How ASCI began and why it believes in self-
regulation – 3

Given the overall objective, the Advertising Standards Council of India (ASCI) is a strong believer in the self- regulatory approach for several reasons:

  • It protects consumers by responding quickly and efficiently to concerns, and is better placed to address societal changes
  • It’s good for businesses because it builds trust by contributing to reputation and guarantees a level playing field
  • It adapts to technological developments and drives growth, which also creates jobs

Advertising self-regulation complements legislation by setting and enforcing codes, and rewarding responsible advertising. In India, this is particularly relevant because the goal of the new Consumer Protection Act, 2019 – just like ASCI’s – is to promote consumer trust. A self-regulatory system complements enforcement mechanisms like the Central Consumer Protection Authority that the law has established.

The codes of practice cover specific issues such as marketing to children or of harmful products. An effective programme of advertising self-regulation, therefore, advances the interests of both consumers and the advertising industry.

All members of a self-regulatory system share a common interest in upholding high standards because any erosion of public trust can undermine the entire industry. It also raises standards across the ecosystem through a common embrace of compliance. Thus, those doing business with members of the self-regulatory system can be confident that standards are being met. Such a system is designed to cover all media, including digital. Accordingly, ASCI has begun monitoring digital platforms in addition to the already tracked print and TV media. ASCI has started with food and beverage, healthcare and education advertising on digital media as they accounted for 79% of the complaints processed last year. The service will monitor 3,000 digital platforms, including almost all search, video and display ads which cover 75% of digital ad spends. With this, ASCI is now monitoring a media horizon estimated to have more than 80% of India’s advertising spend on it.

There is another aspect – advertising self-regulatory principles can be adapted quickly to societal changes. Detailed regulation in many cases is not flexible or fast enough to respond to market, societal or technological changes. Rigid regulations may also stifle innovation or involve challenging compliance burdens. Self-regulation is faster and cheaper.

It’s also transparent, as evidenced by the regular publishing of redressals, codes, etc. In India, ASCI has independent complaint-assessment juries that include members of civil society such as retired judges and non-profits. As a result, the organisation is under constant scrutiny.

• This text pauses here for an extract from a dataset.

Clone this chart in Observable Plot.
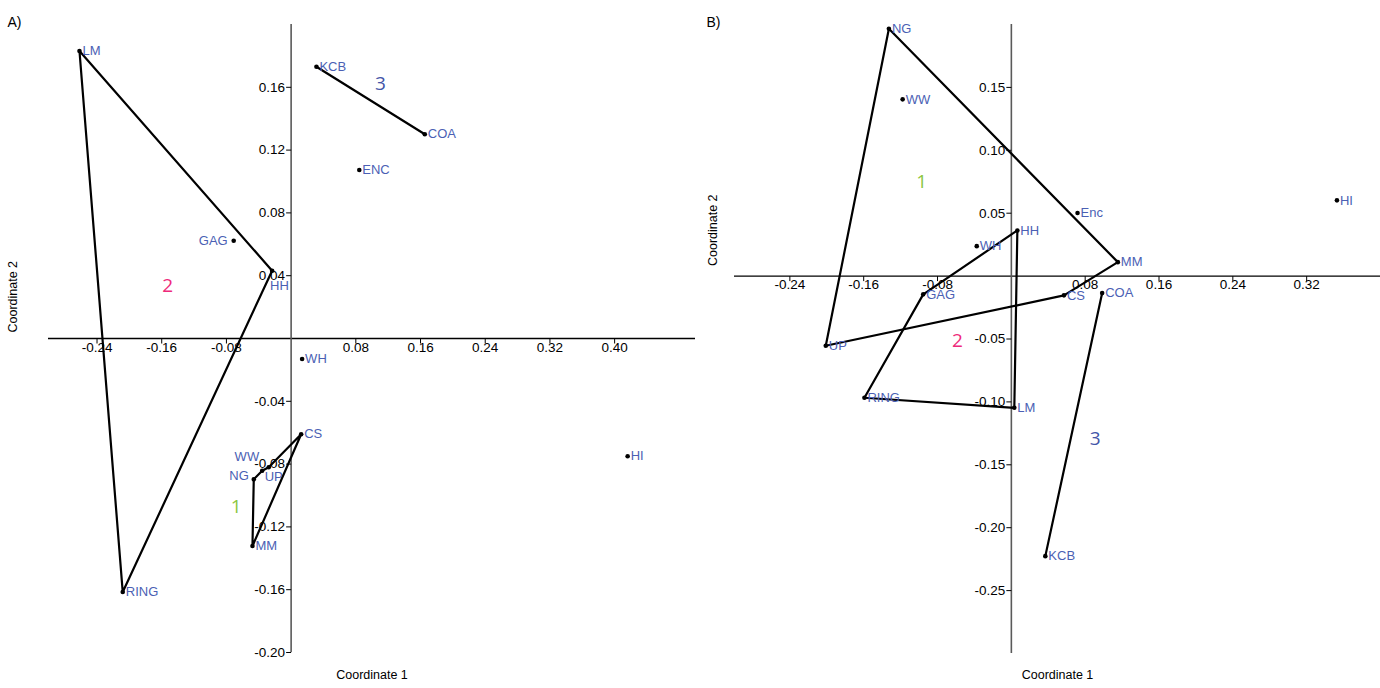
<!DOCTYPE html>
<html><head><meta charset="utf-8">
<script src="https://cdn.jsdelivr.net/npm/d3@7"></script>
<script src="https://cdn.jsdelivr.net/npm/@observablehq/plot@0.6"></script>
<style>
body{margin:0;background:#fff;}
#wrap{position:relative;width:1380px;height:688px;overflow:hidden;}
#a{position:absolute;left:0;top:0;}
#b{position:absolute;left:700px;top:0;}
</style></head><body><div id="wrap"><div id="a"></div><div id="b"></div></div>
<script>
// ---------- Panel A data ----------
const namesA = ["LM","KCB","COA","ENC","GAG","HH","WH","CS","HI","WW","UP","NG","MM","RING"];
const xA = [-0.2617, 0.0313, 0.1653, 0.0843, -0.0710, -0.0235, 0.0136, 0.0124, 0.4161, -0.0358, -0.0277, -0.0462, -0.0478, -0.2082];
const yA = [0.1831, 0.1731, 0.1301, 0.1073, 0.0623, 0.0432, -0.0131, -0.0610, -0.0750, -0.0842, -0.0820, -0.0897, -0.1322, -0.1615];
const hullsA = [["LM","HH","RING","LM"], ["CS","UP","WW","NG","MM","CS"], ["KCB","COA"]];
const groupNamesA = ["1","2","3"];
const groupXA = [-0.0679, -0.1525, 0.1105];
const groupYA = [-0.1070, 0.0338, 0.1624];
const xTicksA = [-0.24,-0.16,-0.08,0.08,0.16,0.24,0.32,0.40];
const yTicksA = [0.16,0.12,0.08,0.04,-0.04,-0.08,-0.12,-0.16,-0.20];

// ---------- Panel B data ----------
const namesB = ["NG","WW","Enc","HI","MM","HH","WH","CS","COA","GAG","UP","RING","LM","KCB"];
const xB = [-0.1327, -0.1178, 0.0717, 0.3528, 0.1154, 0.0065, -0.0375, 0.0570, 0.0984, -0.0955, -0.2011, -0.1592, 0.0032, 0.0368];
const yB = [0.1966, 0.1405, 0.0501, 0.0602, 0.0111, 0.0363, 0.0238, -0.0153, -0.0135, -0.0145, -0.0554, -0.0967, -0.1047, -0.2226];
const hullsB = [["NG","MM","CS","UP","NG"], ["HH","LM","RING","GAG","HH"], ["COA","KCB"]];
const groupNamesB = ["1","2","3"];
const groupXB = [-0.0973, -0.0584, 0.0908];
const groupYB = [0.0747, -0.0517, -0.1296];
const xTicksB = [-0.24,-0.16,-0.08,0.08,0.16,0.24,0.32];
const yTicksB = [0.15,0.10,0.05,-0.05,-0.10,-0.15,-0.20,-0.25];

// ---------- styling ----------
const labelColor = "#4b5fb4";
const groupColors = {"1": "#8cc63f", "2": "#ee2a7b", "3": "#4355a8"};
const tickDown = {draw(ctx){ ctx.moveTo(0,0); ctx.lineTo(0,5); }};
const tickLeft = {draw(ctx){ ctx.moveTo(0,0); ctx.lineTo(-5,0); }};

function panel(cfg) {
  const pts = cfg.names.map((n, i) => ({name: n, x: cfg.xs[i], y: cfg.ys[i]}));
  const byName = new Map(pts.map(p => [p.name, p]));
  const hullRows = cfg.hulls.flatMap((h, k) => h.map(n => ({...byName.get(n), hull: k})));
  const groups = cfg.groupNames.map((g, i) => ({g, x: cfg.groupX[i], y: cfg.groupY[i]}));
  const special = cfg.special || {};
  const normal = pts.filter(p => !(p.name in special));
  const labelMarks = [
    Plot.text(normal, {x: "x", y: "y", text: "name", textAnchor: "start", dx: 3, fill: labelColor, fontSize: 13})
  ];
  for (const [n, [dx, dy, anchor]] of Object.entries(special)) {
    labelMarks.push(Plot.text(pts.filter(p => p.name === n), {x: "x", y: "y", text: "name", textAnchor: anchor, dx, dy, fill: labelColor, fontSize: 13}));
  }
  return Plot.plot({
    width: cfg.width, height: 688,
    marginLeft: cfg.ml, marginRight: cfg.mr, marginTop: 24, marginBottom: cfg.mb,
    x: {domain: cfg.xDomain, axis: null},
    y: {domain: cfg.yDomain, axis: null},
    style: {fontFamily: "'Liberation Sans', Arial, sans-serif", background: "white", overflow: "visible"},
    marks: [
      Plot.ruleY([0], {stroke: "black", strokeWidth: 1.3}),
      Plot.ruleX([0], {stroke: "#5a5a5a", strokeWidth: 1.6}),
      Plot.dot(cfg.xTicks, {x: d => d, y: () => 0, symbol: tickDown, stroke: "black", fill: "none", strokeWidth: 1}),
      Plot.dot(cfg.yTicks, {x: () => 0, y: d => d, symbol: tickLeft, stroke: "black", fill: "none", strokeWidth: 1}),
      Plot.text(cfg.xTicks, {x: d => d, y: () => 0, text: d => d.toFixed(2), dy: 9, fill: "black", fontSize: 13.5}),
      Plot.text(cfg.yTicks, {x: () => 0, y: d => d, text: d => d.toFixed(2), dx: -6, textAnchor: "end", fill: "black", fontSize: 13.5}),
      Plot.line(hullRows, {x: "x", y: "y", z: "hull", stroke: "black", strokeWidth: 2.2, strokeLinejoin: "round"}),
      Plot.dot(pts, {x: "x", y: "y", r: 2.3, fill: "black"}),
      ...labelMarks,
      Plot.text(groups, {x: "x", y: "y", text: "g", fill: d => groupColors[d.g], fontSize: 19, fontFamily: "'Open Sans', sans-serif"}),
      Plot.text([cfg.tag], {frameAnchor: "top-left", dx: cfg.tagDx, dy: -7, textAnchor: "start", fontSize: 14, fill: "black"}),
      Plot.text(["Coordinate 1"], {frameAnchor: "bottom", dy: cfg.c1dy, fontSize: 12.5, fill: "black"}),
      Plot.text(["Coordinate 2"], {frameAnchor: "left", rotate: -90, dx: cfg.c2dx, dy: cfg.c2dy, fontSize: 12.5, fill: "black"})
    ]
  });
}

document.getElementById("a").appendChild(panel({
  names: namesA, xs: xA, ys: yA, hulls: hullsA,
  groupNames: groupNamesA, groupX: groupXA, groupY: groupYA,
  xTicks: xTicksA, yTicks: yTicksA,
  width: 700, ml: 48, mr: 5, mb: 36,
  xDomain: [-0.3, 0.5], yDomain: [-0.2, 0.2],
  special: {GAG: [-6, 0, "end"], HH: [-2, 15, "start"], WW: [-3, -14, "end"], NG: [-5, -4, "end"], UP: [-4, 10, "start"]},
  tag: "A)", tagDx: -41, c1dy: 26, c2dx: -36, c2dy: -6
}));
document.getElementById("b").appendChild(panel({
  names: namesB, xs: xB, ys: yB, hulls: hullsB,
  groupNames: groupNamesB, groupX: groupXB, groupY: groupYB,
  xTicks: xTicksB, yTicks: yTicksB,
  width: 680, ml: 34, mr: 0, mb: 35,
  xDomain: [-0.3, 0.4], yDomain: [-0.3, 0.2],
  special: {},
  tag: "B)", tagDx: -28, c1dy: 25, c2dx: -22, c2dy: -73
}));
</script></body></html>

A relatively new inclusion is training and mentoring. By offering this, self-regulatory bodies raise awareness and, through that, better industry practices.

Lastly, there is a strong incentive to follow self-regulatory decisions because non-compliance can damage brands’ reputation and invite legal action from a government regulator. As such decisions are publicised, advertisers generally comply. In ASCI’s case, there has been a compliance level of well over 90% over the years.

It’s evident then that self-regulation works and is beneficial to everyone involved.